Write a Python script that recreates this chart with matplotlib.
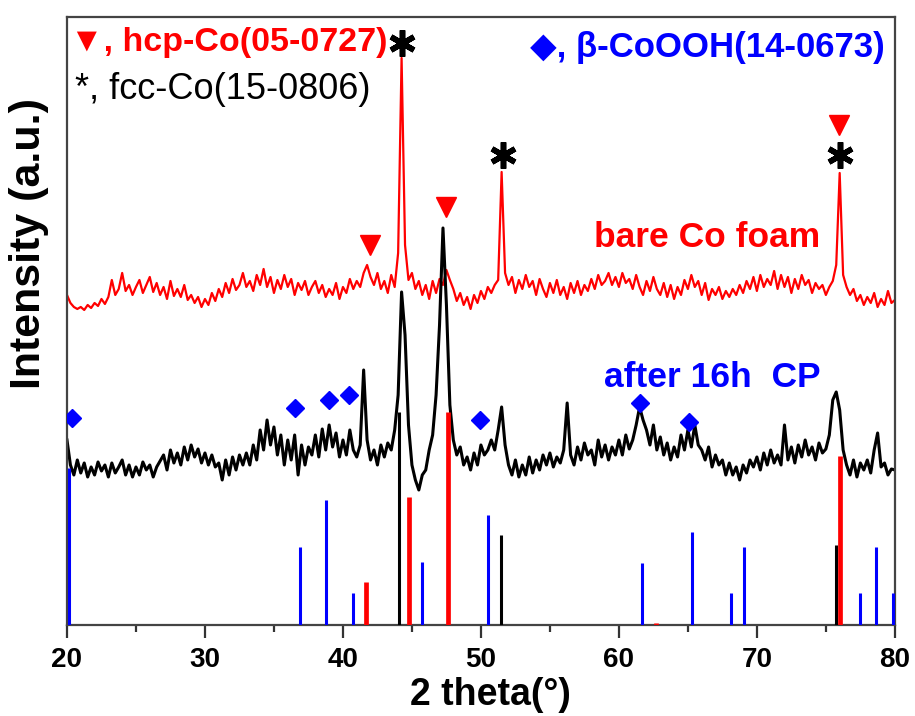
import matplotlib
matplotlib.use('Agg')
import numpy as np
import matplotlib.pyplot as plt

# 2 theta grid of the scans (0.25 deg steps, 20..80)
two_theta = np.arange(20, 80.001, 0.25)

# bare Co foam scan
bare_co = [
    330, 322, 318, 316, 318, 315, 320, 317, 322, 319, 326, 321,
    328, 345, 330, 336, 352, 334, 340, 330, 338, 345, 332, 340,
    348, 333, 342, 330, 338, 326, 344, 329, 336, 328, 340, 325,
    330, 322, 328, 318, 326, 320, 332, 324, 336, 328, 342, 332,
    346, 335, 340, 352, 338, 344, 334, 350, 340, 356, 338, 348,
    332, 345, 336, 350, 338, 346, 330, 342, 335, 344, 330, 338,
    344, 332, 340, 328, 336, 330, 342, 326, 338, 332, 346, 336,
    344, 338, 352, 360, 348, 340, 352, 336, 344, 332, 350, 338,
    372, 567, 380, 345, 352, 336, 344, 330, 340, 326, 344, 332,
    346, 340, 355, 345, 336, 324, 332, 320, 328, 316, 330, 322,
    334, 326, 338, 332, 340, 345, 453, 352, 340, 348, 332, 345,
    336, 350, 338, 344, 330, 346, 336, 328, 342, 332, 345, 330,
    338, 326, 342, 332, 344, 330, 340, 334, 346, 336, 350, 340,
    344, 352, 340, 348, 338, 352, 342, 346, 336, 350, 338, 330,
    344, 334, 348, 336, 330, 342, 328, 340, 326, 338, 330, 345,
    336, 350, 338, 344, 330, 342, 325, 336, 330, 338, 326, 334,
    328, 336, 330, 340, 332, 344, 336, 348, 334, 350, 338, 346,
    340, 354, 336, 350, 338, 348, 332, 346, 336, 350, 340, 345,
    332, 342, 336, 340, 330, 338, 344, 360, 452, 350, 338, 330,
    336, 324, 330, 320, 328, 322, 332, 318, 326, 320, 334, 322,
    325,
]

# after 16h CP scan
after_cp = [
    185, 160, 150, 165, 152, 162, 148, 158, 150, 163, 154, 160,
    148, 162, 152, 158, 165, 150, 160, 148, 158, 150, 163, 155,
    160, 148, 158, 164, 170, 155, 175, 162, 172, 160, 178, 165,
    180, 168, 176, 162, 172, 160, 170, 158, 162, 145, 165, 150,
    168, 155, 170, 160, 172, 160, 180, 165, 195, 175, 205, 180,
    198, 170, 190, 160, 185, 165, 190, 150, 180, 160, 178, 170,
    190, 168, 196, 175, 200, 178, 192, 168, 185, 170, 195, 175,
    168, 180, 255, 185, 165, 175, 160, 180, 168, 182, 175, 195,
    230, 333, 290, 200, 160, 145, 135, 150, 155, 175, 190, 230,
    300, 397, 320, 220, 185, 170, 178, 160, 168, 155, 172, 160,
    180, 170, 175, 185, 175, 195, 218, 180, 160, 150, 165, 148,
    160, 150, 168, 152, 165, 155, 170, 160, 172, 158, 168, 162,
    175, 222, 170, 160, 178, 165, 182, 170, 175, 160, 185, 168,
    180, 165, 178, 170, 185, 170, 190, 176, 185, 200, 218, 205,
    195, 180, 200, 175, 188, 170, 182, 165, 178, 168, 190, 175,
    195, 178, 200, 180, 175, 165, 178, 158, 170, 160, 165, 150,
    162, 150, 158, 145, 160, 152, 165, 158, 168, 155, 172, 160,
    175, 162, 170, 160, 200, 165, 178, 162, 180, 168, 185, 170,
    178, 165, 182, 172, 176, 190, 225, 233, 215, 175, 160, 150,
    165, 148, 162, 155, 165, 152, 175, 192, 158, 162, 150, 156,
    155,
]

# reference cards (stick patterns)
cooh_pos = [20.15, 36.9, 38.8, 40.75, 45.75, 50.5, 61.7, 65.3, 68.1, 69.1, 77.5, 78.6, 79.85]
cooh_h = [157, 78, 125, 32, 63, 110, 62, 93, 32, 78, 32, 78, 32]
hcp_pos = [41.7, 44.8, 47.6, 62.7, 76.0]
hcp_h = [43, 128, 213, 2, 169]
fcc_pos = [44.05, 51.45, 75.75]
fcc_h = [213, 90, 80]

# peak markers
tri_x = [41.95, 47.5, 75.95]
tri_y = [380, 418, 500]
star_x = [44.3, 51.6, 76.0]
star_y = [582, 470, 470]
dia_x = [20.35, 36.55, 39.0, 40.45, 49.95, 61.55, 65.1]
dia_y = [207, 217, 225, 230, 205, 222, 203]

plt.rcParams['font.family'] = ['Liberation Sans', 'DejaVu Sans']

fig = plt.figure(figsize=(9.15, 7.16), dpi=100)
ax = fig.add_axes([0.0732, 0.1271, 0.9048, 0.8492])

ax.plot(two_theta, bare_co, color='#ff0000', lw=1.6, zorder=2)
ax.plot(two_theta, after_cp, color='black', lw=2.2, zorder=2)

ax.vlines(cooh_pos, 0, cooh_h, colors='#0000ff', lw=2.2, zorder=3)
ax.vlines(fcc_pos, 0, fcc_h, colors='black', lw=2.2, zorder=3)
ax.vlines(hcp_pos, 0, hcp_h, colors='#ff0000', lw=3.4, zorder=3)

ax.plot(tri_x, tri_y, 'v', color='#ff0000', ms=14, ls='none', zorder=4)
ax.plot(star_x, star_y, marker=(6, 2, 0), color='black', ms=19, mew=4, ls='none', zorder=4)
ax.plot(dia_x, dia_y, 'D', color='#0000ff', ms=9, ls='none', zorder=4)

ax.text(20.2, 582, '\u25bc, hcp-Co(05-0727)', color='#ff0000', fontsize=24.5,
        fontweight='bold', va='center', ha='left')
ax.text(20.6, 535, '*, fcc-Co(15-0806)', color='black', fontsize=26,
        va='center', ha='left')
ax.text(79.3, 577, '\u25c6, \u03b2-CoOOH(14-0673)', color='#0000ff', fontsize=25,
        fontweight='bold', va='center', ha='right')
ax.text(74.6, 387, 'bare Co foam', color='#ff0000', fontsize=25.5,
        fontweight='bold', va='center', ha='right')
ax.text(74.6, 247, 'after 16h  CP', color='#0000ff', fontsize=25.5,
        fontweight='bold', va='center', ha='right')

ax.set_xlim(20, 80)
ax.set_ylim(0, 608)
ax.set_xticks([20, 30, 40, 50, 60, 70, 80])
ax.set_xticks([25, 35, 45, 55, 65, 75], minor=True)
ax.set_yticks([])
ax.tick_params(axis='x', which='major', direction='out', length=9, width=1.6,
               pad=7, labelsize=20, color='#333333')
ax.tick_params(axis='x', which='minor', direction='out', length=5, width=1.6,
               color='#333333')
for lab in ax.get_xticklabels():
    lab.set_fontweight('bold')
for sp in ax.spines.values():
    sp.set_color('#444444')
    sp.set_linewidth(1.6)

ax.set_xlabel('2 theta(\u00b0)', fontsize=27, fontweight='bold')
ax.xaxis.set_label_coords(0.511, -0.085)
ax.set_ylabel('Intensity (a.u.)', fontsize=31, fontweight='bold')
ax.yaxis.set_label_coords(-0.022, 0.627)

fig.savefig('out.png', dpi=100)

——

TASK DESCRIPTION —
Copy every line of the listing that contains the word "matplotlib".

FINISHED TASK —
Write a Python script that recreates this chart with matplotlib.
import matplotlib
matplotlib.use('Agg')
import matplotlib.pyplot as plt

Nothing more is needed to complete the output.